Start of Data rows
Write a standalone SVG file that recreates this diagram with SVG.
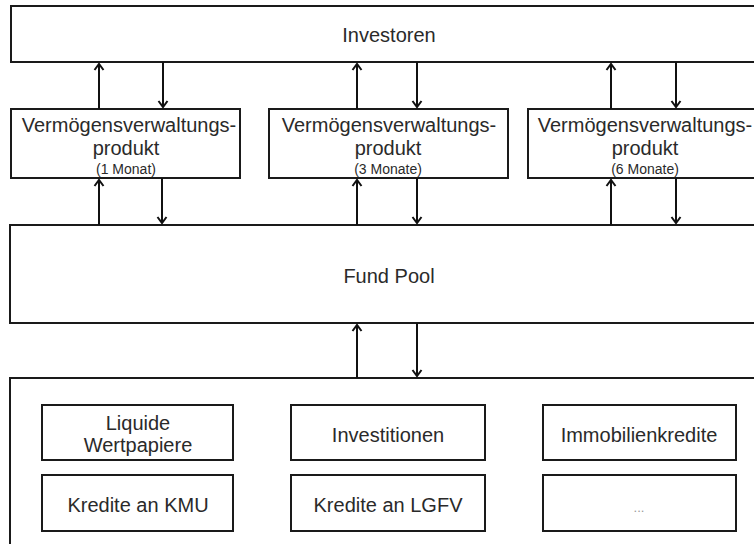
<svg xmlns="http://www.w3.org/2000/svg" width="754" height="544" viewBox="0 0 754 544">
<defs>
<marker id="ah" markerUnits="userSpaceOnUse" viewBox="-8 -6 10 12" refX="0" refY="0" markerWidth="10" markerHeight="12" orient="auto">
<path d="M -6 -4.5 L 0 0 L -6 4.5" fill="none" stroke="#111" stroke-width="2"/>
</marker>
</defs>
<style>
.box{fill:#fff;stroke:#1a1a1a;stroke-width:2}
.t{font-family:"Liberation Sans",Arial,sans-serif;fill:#2a2a2a;text-anchor:middle;font-size:20px}
.s{font-size:14px}
.dots{fill:#999;font-size:13px}
.c line{stroke:#111;stroke-width:2;marker-end:url(#ah)}
</style>
<rect x="0" y="0" width="754" height="544" fill="#fff"/>
<g id="investoren">
<rect class="box" x="11" y="6" width="760" height="56"/>
<text class="t" x="389" y="42">Investoren</text>
</g>
<g id="produkt1">
<rect class="box" x="11" y="109" width="229" height="69"/>
<text class="t" x="129" y="132">Vermögensverwaltungs-</text>
<text class="t" x="126" y="155">produkt</text>
<text class="t s" x="126" y="174">(1 Monat)</text>
</g>
<g id="produkt2">
<rect class="box" x="269" y="109" width="239" height="69"/>
<text class="t" x="389" y="132">Vermögensverwaltungs-</text>
<text class="t" x="388" y="155">produkt</text>
<text class="t s" x="388" y="174">(3 Monate)</text>
</g>
<g id="produkt3">
<rect class="box" x="528" y="109" width="239" height="69"/>
<text class="t" x="645" y="132">Vermögensverwaltungs-</text>
<text class="t" x="645" y="155">produkt</text>
<text class="t s" x="645" y="174">(6 Monate)</text>
</g>
<g id="fundpool">
<rect class="box" x="10" y="225" width="760" height="98"/>
<text class="t" x="389" y="283">Fund Pool</text>
</g>
<g id="anlagen">
<rect class="box" x="10" y="378" width="760" height="180"/>
</g>
<g id="liquide">
<rect class="box" x="42" y="405" width="191" height="55"/>
<text class="t" x="138" y="430">Liquide</text>
<text class="t" x="138" y="452">Wertpapiere</text>
</g>
<g id="investitionen">
<rect class="box" x="291" y="405" width="194" height="55"/>
<text class="t" x="388" y="442">Investitionen</text>
</g>
<g id="immobilien">
<rect class="box" x="543" y="405" width="193" height="55"/>
<text class="t" x="639" y="442">Immobilienkredite</text>
</g>
<g id="kmu">
<rect class="box" x="42" y="475" width="191" height="56"/>
<text class="t" x="138" y="512">Kredite an KMU</text>
</g>
<g id="lgfv">
<rect class="box" x="291" y="475" width="194" height="56"/>
<text class="t" x="388" y="512">Kredite an LGFV</text>
</g>
<g id="sonstige">
<rect class="box" x="543" y="475" width="193" height="56"/>
<text class="t dots" x="639" y="512">...</text>
</g>
<g id="connectors" class="c">
<line x1="99" y1="109" x2="99" y2="64"/>
<line x1="163" y1="62" x2="163" y2="107"/>
<line x1="357" y1="109" x2="357" y2="64"/>
<line x1="417" y1="62" x2="417" y2="107"/>
<line x1="611" y1="109" x2="611" y2="64"/>
<line x1="676" y1="62" x2="676" y2="107"/>
<line x1="99" y1="225" x2="99" y2="180"/>
<line x1="162" y1="178" x2="162" y2="223"/>
<line x1="357" y1="225" x2="357" y2="180"/>
<line x1="417" y1="178" x2="417" y2="223"/>
<line x1="611" y1="225" x2="611" y2="180"/>
<line x1="676" y1="178" x2="676" y2="223"/>
<line x1="357" y1="378" x2="357" y2="325"/>
<line x1="417" y1="323" x2="417" y2="376"/>
</g>
</svg>
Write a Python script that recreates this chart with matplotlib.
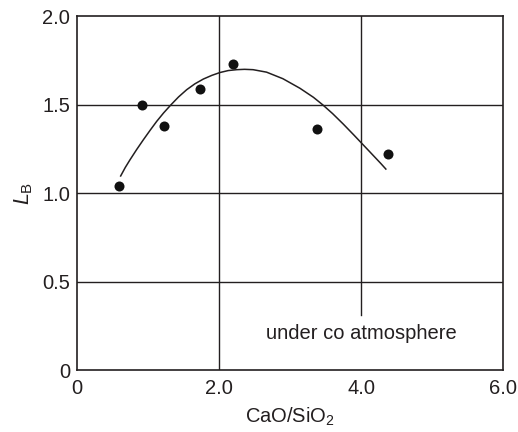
import matplotlib
matplotlib.use("Agg")
import matplotlib.pyplot as plt

plt.rcParams['font.family'] = ['Liberation Sans', 'DejaVu Sans']
plt.rcParams['mathtext.fontset'] = 'custom'
plt.rcParams['mathtext.rm'] = 'Liberation Sans'
plt.rcParams['mathtext.it'] = 'Liberation Sans:italic'

# Measured data points
ratio = [0.59, 0.92, 1.22, 1.73, 2.20, 3.38, 4.38]
lb = [1.04, 1.50, 1.38, 1.59, 1.73, 1.36, 1.22]

# Fitted curve
curve_x = [0.615, 0.68, 0.746, 0.84, 0.934, 1.03, 1.122, 1.22, 1.324, 1.43, 1.545,
           1.66, 1.779, 1.90, 2.014, 2.13, 2.249, 2.36, 2.48, 2.67, 2.90, 3.14,
           3.33, 3.46, 3.60, 3.75, 3.90, 4.03, 4.12, 4.20, 4.28, 4.35]
curve_y = [1.097, 1.145, 1.188, 1.246, 1.301, 1.355, 1.405, 1.453, 1.499, 1.543, 1.584,
           1.617, 1.644, 1.665, 1.681, 1.692, 1.697, 1.699, 1.697, 1.683, 1.646, 1.592,
           1.541, 1.499, 1.449, 1.390, 1.328, 1.273, 1.235, 1.201, 1.167, 1.136]

xticks = [0, 2, 4, 6]
xticklabels = ['0', '2.0', '4.0', '6.0']
yticks = [0, 0.5, 1.0, 1.5, 2.0]
yticklabels = ['0', '0.5', '1.0', '1.5', '2.0']

ink = '#231f20'
fs = 14.5

fig = plt.figure(figsize=(5.18, 4.32), dpi=100)
ax = fig.add_axes([77/518, 1 - 370.3/432, (503-77)/518, (370.3-16)/432])
ax.set_xlim(0, 6)
ax.set_ylim(0, 2)

for y in [0.5, 1.0, 1.5]:
    ax.axhline(y, color=ink, lw=1.0, zorder=1)
ax.axvline(2.0, color=ink, lw=1.0, zorder=1)
ax.axvline(4.0, ymin=0.155, ymax=1, color=ink, lw=1.0, zorder=1)

ax.plot(curve_x, curve_y, color=ink, lw=1.1, zorder=2)
ax.scatter(ratio, lb, s=52, color='#111111', zorder=3, linewidths=0)

ax.text(4.0, 0.21, 'under co atmosphere', ha='center', va='center', fontsize=fs, color=ink)

ax.set_xticks(xticks)
ax.set_xticklabels(xticklabels)
ax.set_yticks(yticks)
ax.set_yticklabels(yticklabels)
ax.tick_params(length=0, labelsize=fs, colors=ink)
ax.tick_params(axis='x', pad=6)
ax.tick_params(axis='y', pad=5)
for s in ax.spines.values():
    s.set_color(ink)
    s.set_linewidth(1.2)

ax.set_xlabel('CaO/SiO$_2$', fontsize=fs, color=ink, labelpad=6)
ax.set_ylabel('$L_{\\mathrm{B}}$', fontsize=fs + 1, color=ink, labelpad=5)

fig.savefig('out.png', dpi=100)
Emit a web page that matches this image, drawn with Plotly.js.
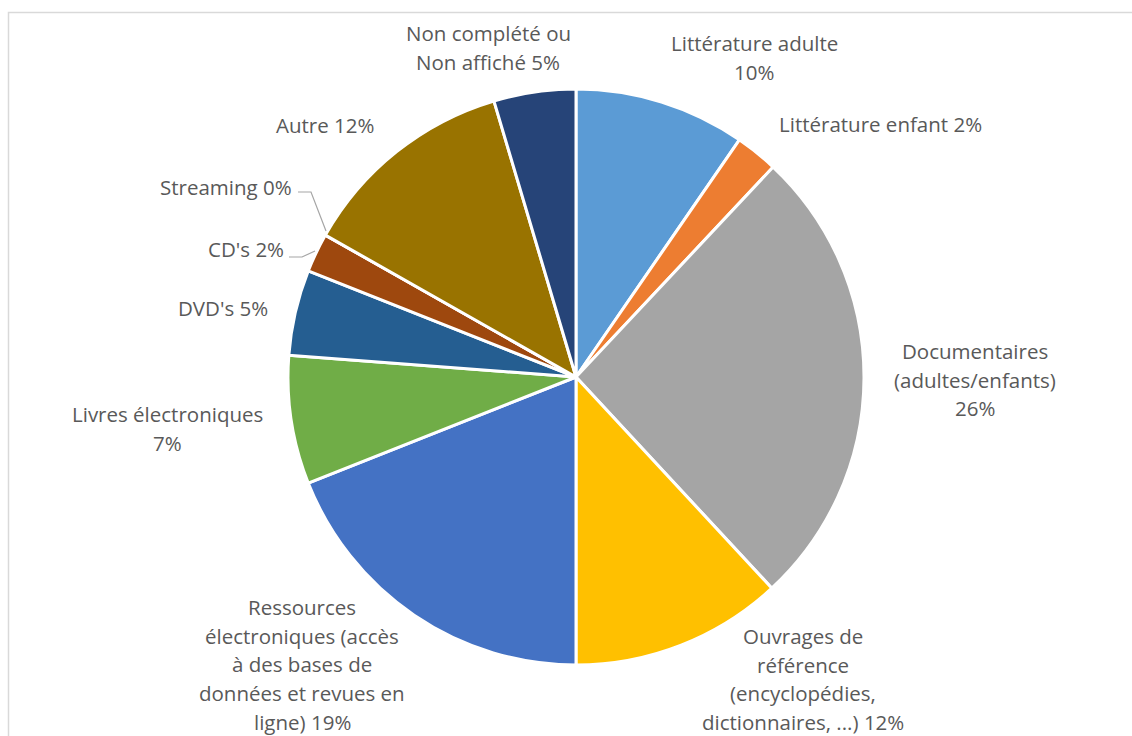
<!DOCTYPE html>
<html>
<head>
<meta charset="utf-8">
<script src="https://cdn.plot.ly/plotly-3.0.1.min.js"></script>
<style>html,body{margin:0;padding:0;background:#fff;}#chart{width:1132px;height:736px;}</style>
</head>
<body>
<div id="chart"></div>
<script>
// ---- data ----
var categories = [
  "Littérature adulte",
  "Littérature enfant",
  "Documentaires<br>(adultes/enfants)",
  "Ouvrages de<br>référence<br>(encyclopédies,<br>dictionnaires, ...)",
  "Ressources<br>électroniques (accès<br>à des bases de<br>données et revues en<br>ligne)",
  "Livres électroniques",
  "DVD's",
  "CD's",
  "Streaming",
  "Autre",
  "Non complété ou<br>Non affiché"
];
var values = [9.6, 2.4, 26.1, 11.9, 19.0, 7.2, 4.8, 2.2, 0.0, 12.2, 4.6];
var colors = ["#5B9BD5", "#ED7D31", "#A5A5A5", "#FFC000", "#4472C4", "#70AD47",
              "#255E91", "#9E480E", "#636363", "#997300", "#264478"];

// ---- layout helpers (label placement, px) ----
var W = 1132, H = 736;
var pctSep = ["<br>", " ", "<br>", " ", " ", "<br>", " ", " ", " ", " ", " "];
var labelX = [754, 880, 975, 803, 302, 167, 223, 246, 226, 325, 488];
var labelY = [43, 124, 351, 636, 607, 414, 308, 249, 187, 125, 33];
var lineGap = 28.7;

var total = values.reduce(function (a, b) { return a + b; }, 0);
var annotations = [];
categories.forEach(function (c, i) {
  var pct = Math.round(values[i] / total * 100);
  var text = c + pctSep[i] + pct + "%";
  var lines = text.split("<br>");
  lines.forEach(function (ln, k) {
    annotations.push({
      xref: "paper", yref: "paper",
      x: labelX[i] / W, y: 1 - (labelY[i] + k * lineGap) / H,
      xanchor: "center", yanchor: "middle",
      text: ln, showarrow: false,
      font: { family: "'Open Sans', Lato, sans-serif", size: 20.5, color: "#595959" }
    });
  });
});

function px(x, y) { return (x / W).toFixed(5) + "," + (1 - y / H).toFixed(5); }
var shapes = [
  { type: "rect", xref: "paper", yref: "paper",
    x0: 8.5 / W, x1: 1.05, y0: -0.05, y1: 1 - 12.5 / H,
    line: { color: "#D9D9D9", width: 1.5 }, fillcolor: "rgba(0,0,0,0)", layer: "below" },
  { type: "path", xref: "paper", yref: "paper",
    path: "M" + px(298, 192) + " L" + px(311, 192) + " L" + px(326, 231),
    line: { color: "#A6A6A6", width: 1.2 } },
  { type: "path", xref: "paper", yref: "paper",
    path: "M" + px(289, 257) + " L" + px(302, 257) + " L" + px(315, 251),
    line: { color: "#A6A6A6", width: 1.2 } }
];

var cx = 576, cy = 377, r = 288;
var trace = {
  type: "pie",
  labels: categories.map(function (c) { return c.replace(/<br>/g, " "); }),
  values: values,
  sort: false,
  direction: "clockwise",
  rotation: 0,
  textinfo: "none",
  hoverinfo: "label+percent",
  marker: { colors: colors, line: { color: "#FFFFFF", width: 3 } },
  domain: { x: [(cx - r) / W, (cx + r) / W], y: [(H - cy - r) / H, (H - cy + r) / H] },
  showlegend: false
};

var layout = {
  width: W, height: H,
  margin: { l: 0, r: 0, t: 0, b: 0 },
  paper_bgcolor: "#FFFFFF",
  showlegend: false,
  annotations: annotations,
  shapes: shapes
};

Plotly.newPlot("chart", [trace], layout, { displayModeBar: false, staticPlot: true });
</script>
</body>
</html>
End of Data rows
What the exercise asks:
Write out word for word the lines above that run from the one with "Write a Python" to the one with "lb = [1.04, 1.50, 1.38, 1.59, 1.73, 1.36, 1.22]". Include both end lines; exclude the images.

Complete answer:
Write a Python script that recreates this chart with matplotlib.
import matplotlib
matplotlib.use("Agg")
import matplotlib.pyplot as plt

plt.rcParams['font.family'] = ['Liberation Sans', 'DejaVu Sans']
plt.rcParams['mathtext.fontset'] = 'custom'
plt.rcParams['mathtext.rm'] = 'Liberation Sans'
plt.rcParams['mathtext.it'] = 'Liberation Sans:italic'

# Measured data points
ratio = [0.59, 0.92, 1.22, 1.73, 2.20, 3.38, 4.38]
lb = [1.04, 1.50, 1.38, 1.59, 1.73, 1.36, 1.22]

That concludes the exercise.